Lynn Gilmore testified against the Bill. Lynn is a member of ATAT (Arkansas Time After Time) and currently serve as CEO of SOSEN. To read Lynn's blog, click here.
There are 52 family friendly state parks in the natural state where you can find just about any activity for your adventure level. Peter Brave goes to Pinnacle Mountain about 5 times a week for exercise. He says whether a child can accidentally walk off a cliff or fall into the wrong hands, a parent is the ultimate protector. "You have to be diligent as a parent or guardian. When you have the kids, I think it's your responsibility to keep an eye on them and make sure their out of harm's way."

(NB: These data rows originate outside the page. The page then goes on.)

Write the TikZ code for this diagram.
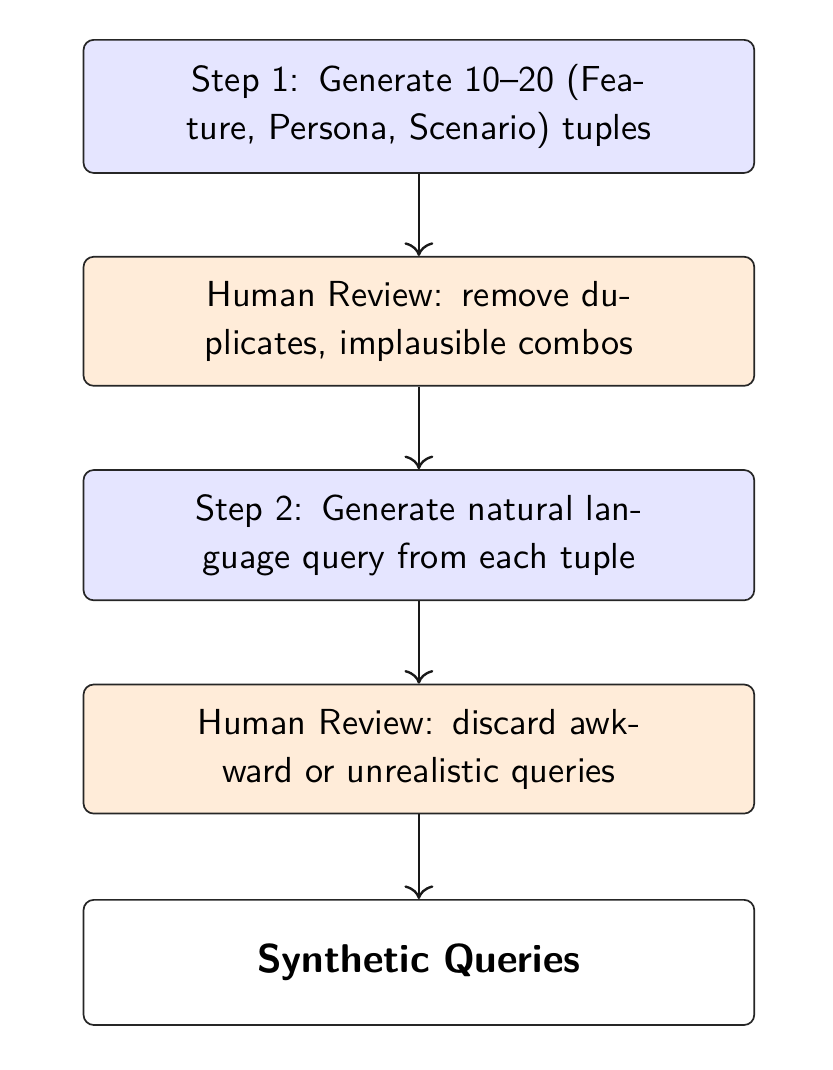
\documentclass[tikz,border=0pt]{standalone}
\usetikzlibrary{arrows.meta}
\begin{document}
\begin{tikzpicture}[
  stepbox/.style={draw=black!85, line width=0.5pt, rounded corners=3pt,
    text width=5cm, align=center, inner xsep=27.5pt, inner ysep=7.2pt,
    minimum height=36.8pt,
    font=\sffamily\fontsize{10.65}{14.1}\selectfont},
  genbox/.style={stepbox, fill=blue!10},
  revbox/.style={stepbox, fill=orange!15},
  outbox/.style={stepbox, fill=white, font=\sffamily\bfseries\fontsize{11.8}{14}\selectfont},
  flow/.style={-{To[length=4pt,width=8.5pt]}, line width=0.7pt, black!90}
]
\useasboundingbox (-123.2pt,31.3pt) rectangle (121.5pt,-283.4pt);
\node[genbox] (s1) at (0,0) {Step 1: Generate 10--20 (Fea-\\ture, Persona, Scenario) tuples};
\node[revbox] (r1) at (0,-63.2pt) {Human Review: remove du-\\plicates, implausible combos};
\node[genbox] (s2) at (0,-126.1pt) {Step 2: Generate natural lan-\\guage query from each tuple};
\node[revbox] (r2) at (0,-189.0pt) {Human Review: discard awk-\\ward or unrealistic queries};
\node[outbox] (out) at (0,-251.76pt) {Synthetic Queries};
\draw[flow] (s1) -- (r1);
\draw[flow] (r1) -- (s2);
\draw[flow] (s2) -- (r2);
\draw[flow] (r2) -- (out);
\end{tikzpicture}
\end{document}
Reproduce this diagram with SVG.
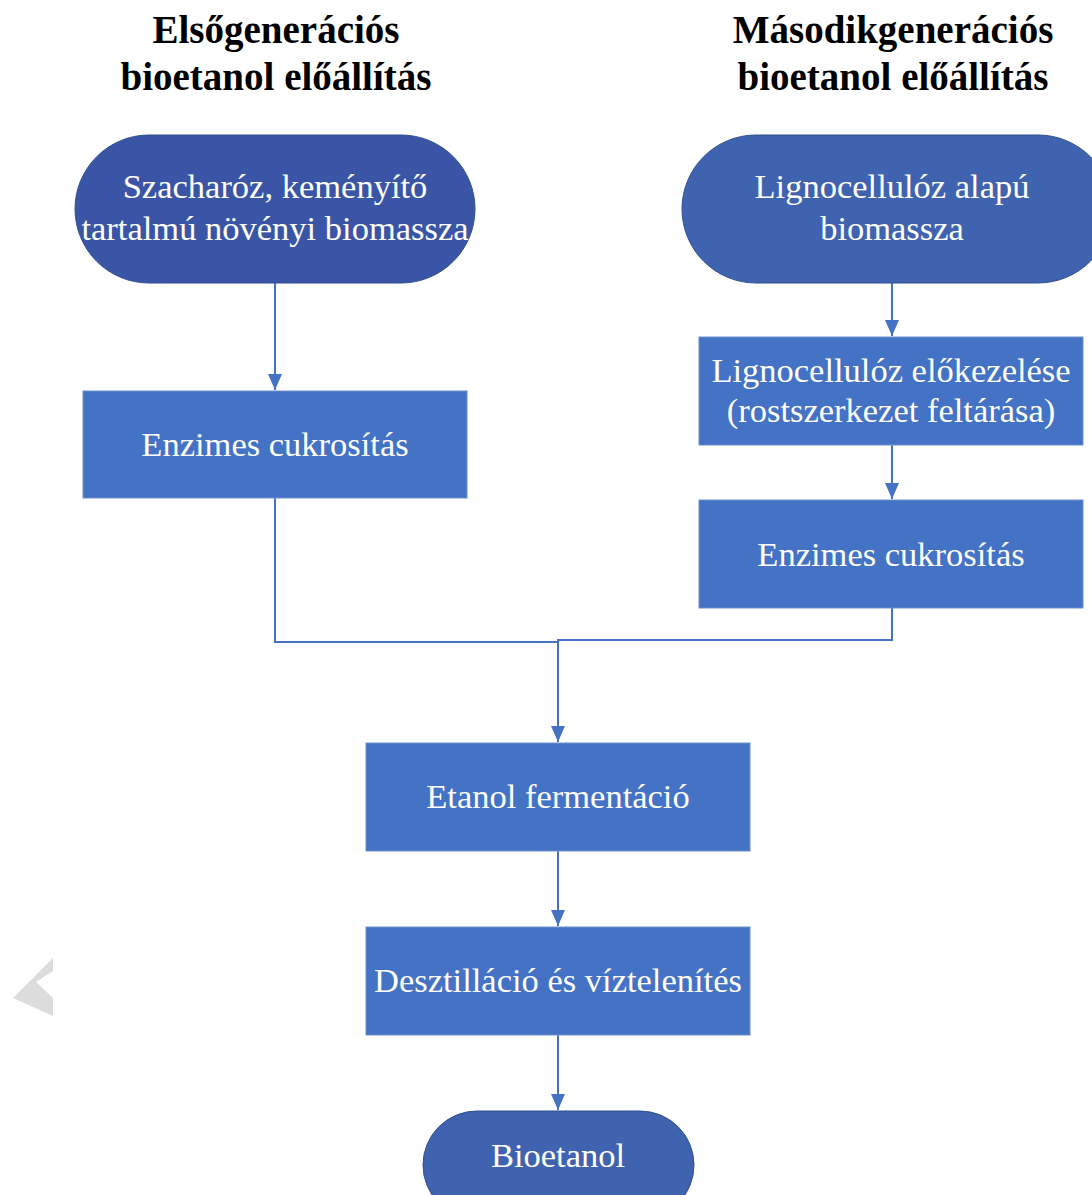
<svg xmlns="http://www.w3.org/2000/svg" width="1092" height="1195" viewBox="0 0 1092 1195">
<style>
.title{font-family:"Liberation Serif","Times New Roman",serif;font-weight:bold;font-size:39px;fill:#000;text-anchor:middle}
.lbl{font-family:"Liberation Serif","Times New Roman",serif;font-size:34.5px;fill:#fff;text-anchor:middle}
.proc{fill:#4472C4;stroke:#6F90D0;stroke-width:1}
.term{fill:#3F63AE;stroke:#2F4F8F;stroke-width:1}
.conn{fill:none;stroke:#4472C4;stroke-width:2}
</style>
<defs>
<marker id="ah" viewBox="0 0 16 14" refX="16" refY="7" markerWidth="16" markerHeight="14" markerUnits="userSpaceOnUse" orient="auto">
<path d="M0,0 L16,7 L0,14 Z" fill="#4472C4"/>
</marker>
</defs>
<rect width="1092" height="1195" fill="#fff"/>
<polygon points="13,998 53,958 53,971 36,982 53,998 53,1016" fill="#dcdcdc"/>
<g id="title-left">
<text class="title" x="276" y="43">Elsőgenerációs</text>
<text class="title" x="276" y="90">bioetanol előállítás</text>
</g>
<g id="title-right">
<text class="title" x="893" y="43">Másodikgenerációs</text>
<text class="title" x="893" y="90">bioetanol előállítás</text>
</g>
<g id="connectors">
<path class="conn" d="M275,283 V390" marker-end="url(#ah)"/>
<path class="conn" d="M892,283 V336" marker-end="url(#ah)"/>
<path class="conn" d="M892,445 V499" marker-end="url(#ah)"/>
<path class="conn" d="M275,498 V642 H558"/>
<path class="conn" d="M892,608 V640 H558 V742" marker-end="url(#ah)"/>
<path class="conn" d="M558,851 V926" marker-end="url(#ah)"/>
<path class="conn" d="M558,1035 V1110" marker-end="url(#ah)"/>
</g>
<g id="n-szacharoz">
<rect class="term" x="75" y="135" width="400" height="148" rx="74" style="fill:#3A55A5"/>
<text class="lbl" x="275" y="198">Szacharóz, keményítő</text>
<text class="lbl" x="275" y="240">tartalmú növényi biomassza</text>
</g>
<g id="n-lignocellulose">
<rect class="term" x="682" y="135" width="430" height="148" rx="74"/>
<text class="lbl" x="892" y="198">Lignocellulóz alapú</text>
<text class="lbl" x="892" y="240">biomassza</text>
</g>
<g id="n-enzim1">
<rect class="proc" x="83" y="391" width="384" height="107"/>
<text class="lbl" x="275" y="456">Enzimes cukrosítás</text>
</g>
<g id="n-elokezeles">
<rect class="proc" x="699" y="337" width="384" height="108"/>
<text class="lbl" x="891" y="382">Lignocellulóz előkezelése</text>
<text class="lbl" x="891" y="422">(rostszerkezet feltárása)</text>
</g>
<g id="n-enzim2">
<rect class="proc" x="699" y="500" width="384" height="108"/>
<text class="lbl" x="891" y="566">Enzimes cukrosítás</text>
</g>
<g id="n-fermentacio">
<rect class="proc" x="366" y="743" width="384" height="108"/>
<text class="lbl" x="558" y="808">Etanol fermentáció</text>
</g>
<g id="n-desztillacio">
<rect class="proc" x="366" y="927" width="384" height="108"/>
<text class="lbl" x="558" y="992">Desztilláció és víztelenítés</text>
</g>
<g id="n-bioetanol">
<rect class="term" x="423" y="1111" width="271" height="108" rx="54"/>
<text class="lbl" x="558" y="1167">Bioetanol</text>
</g>
</svg>
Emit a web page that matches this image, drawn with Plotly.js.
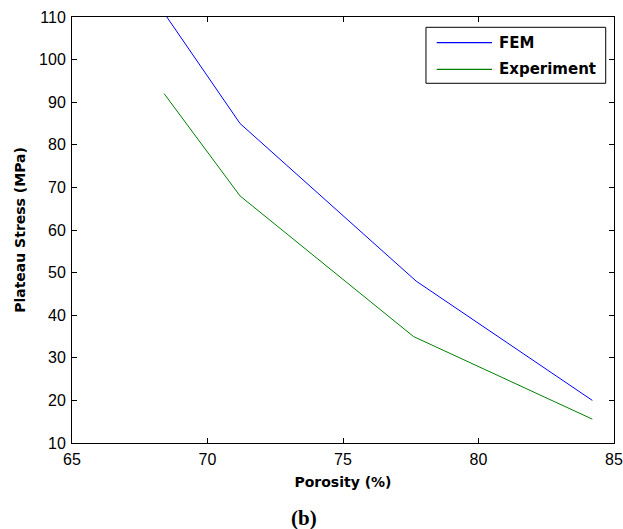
<!DOCTYPE html>
<html>
<head>
<meta charset="utf-8">
<script src="https://cdn.plot.ly/plotly-3.0.1.min.js"></script>
<style>html,body{margin:0;padding:0;background:#fff;}#chart{width:623px;height:529px;}</style>
</head>
<body>
<div id="chart"></div>
<script>
const femPorosity = [68.5, 71.2, 77.7, 84.2];
const femStress = [110, 85, 48, 20];
const expPorosity = [68.4, 71.2, 77.6, 84.2];
const expStress = [92, 68, 35, 15.6];
const seriesNames = ['FEM', 'Experiment'];
const seriesColors = ['#0000ff', '#008000'];
const xTicks = [65, 70, 75, 80, 85];
const yTicks = [10, 20, 30, 40, 50, 60, 70, 80, 90, 100, 110];

const tickFont = {family: 'Liberation Sans, Arial, sans-serif', size: 16, color: '#000'};
const boldFont = {family: 'DejaVu Sans, sans-serif', size: 14, color: '#000', weight: 'bold'};
const axisCommon = {
  showline: true, linecolor: '#000', linewidth: 1, mirror: 'ticks',
  ticks: 'inside', ticklen: 5, tickcolor: '#000', tickwidth: 1,
  showgrid: false, zeroline: false, tickfont: tickFont
};

const data = [
  {x: femPorosity, y: femStress, mode: 'lines', name: seriesNames[0], line: {color: seriesColors[0], width: 1}},
  {x: expPorosity, y: expStress, mode: 'lines', name: seriesNames[1], line: {color: seriesColors[1], width: 1}}
];

// legend drawn as box + sample lines + labels (paper coords of the plot area)
const legBox = {x0: 0.6531, x1: 0.9847, y0: 0.8444, y1: 0.9758};
const legLineX = [0.6729, 0.7749];
const legRowY = [0.9397, 0.8772];
const legTextX = 0.7841;

const shapes = [{
  type: 'rect', xref: 'paper', yref: 'paper',
  x0: legBox.x0, x1: legBox.x1, y0: legBox.y0, y1: legBox.y1,
  line: {color: '#000', width: 1}, fillcolor: '#fff', layer: 'above'
}];
const annotations = [];
seriesNames.forEach((n, i) => {
  shapes.push({type: 'line', xref: 'paper', yref: 'paper', x0: legLineX[0], x1: legLineX[1],
    y0: legRowY[i], y1: legRowY[i], line: {color: seriesColors[i], width: 1.3}, layer: 'above'});
  annotations.push({text: '<b>' + n + '</b>', xref: 'paper', yref: 'paper', x: legTextX, y: legRowY[i],
    xanchor: 'left', yanchor: 'middle', showarrow: false,
    font: {family: 'DejaVu Sans, sans-serif', size: 15, color: '#000'}});
});
annotations.push({
  text: '<b>(b)</b>', xref: 'paper', yref: 'paper', x: 0.428, y: -0.176,
  xanchor: 'center', yanchor: 'middle', showarrow: false,
  font: {family: 'Liberation Serif, Times New Roman, serif', size: 21, color: '#000'}
});

const layout = {
  width: 623, height: 529,
  margin: {l: 72, r: 9, t: 17, b: 86},
  paper_bgcolor: '#fff', plot_bgcolor: '#fff',
  showlegend: false,
  xaxis: Object.assign({}, axisCommon, {
    range: [65, 85], tickvals: xTicks, ticktext: xTicks.map(String), ticklabelstandoff: 2,
    title: {text: '<b>Porosity (%)</b>', font: boldFont, standoff: 9}
  }),
  yaxis: Object.assign({}, axisCommon, {
    range: [10, 110], tickvals: yTicks, ticktext: yTicks.map(String), ticklabelstandoff: 2,
    title: {text: '<b>Plateau Stress (MPa)</b>', font: boldFont, standoff: 10}
  }),
  shapes: shapes,
  annotations: annotations
};

Plotly.newPlot('chart', data, layout, {displayModeBar: false, staticPlot: true});
</script>
</body>
</html>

He says a sex offender should not be able to interact with children, but is hesitant to see eye to eye with a bill prohibiting level 3 and 4 sex offenders from swimming pools and playgrounds in state parks for one issue he's uncertain about. "If it gives people the privilege to come up and ask for everyone's identity without any prompting, I have a problem with that."
Senator Missy Irvin says, "This will allow our State Park officials to tell them to leave."
Senator Irvin is the bill's sponsor. She says level 3 and 4 offenders have a higher tendency to repeat and they're regarded as more violent.
There is still a ways to go. The bill got unanimous approval from the Senate floor but it still needs to pass the House judiciary committee and the House. After that Governor Beebe will decide whether to sign it into law. Irvin adds, "This Bill and this effort kind of protect an impeccable reputation that Rangers have of providing a safe, fun and affordable place for families to come together and have a good vacation and experience."
Senator Irvin says it's also a way for park rangers to work close with law enforcement.
If it passes, it could go into effect immediately. Violating it would be a Class D felony.
Senator Irvin says a level four sex offender contacted her and said he disagreed with the bill.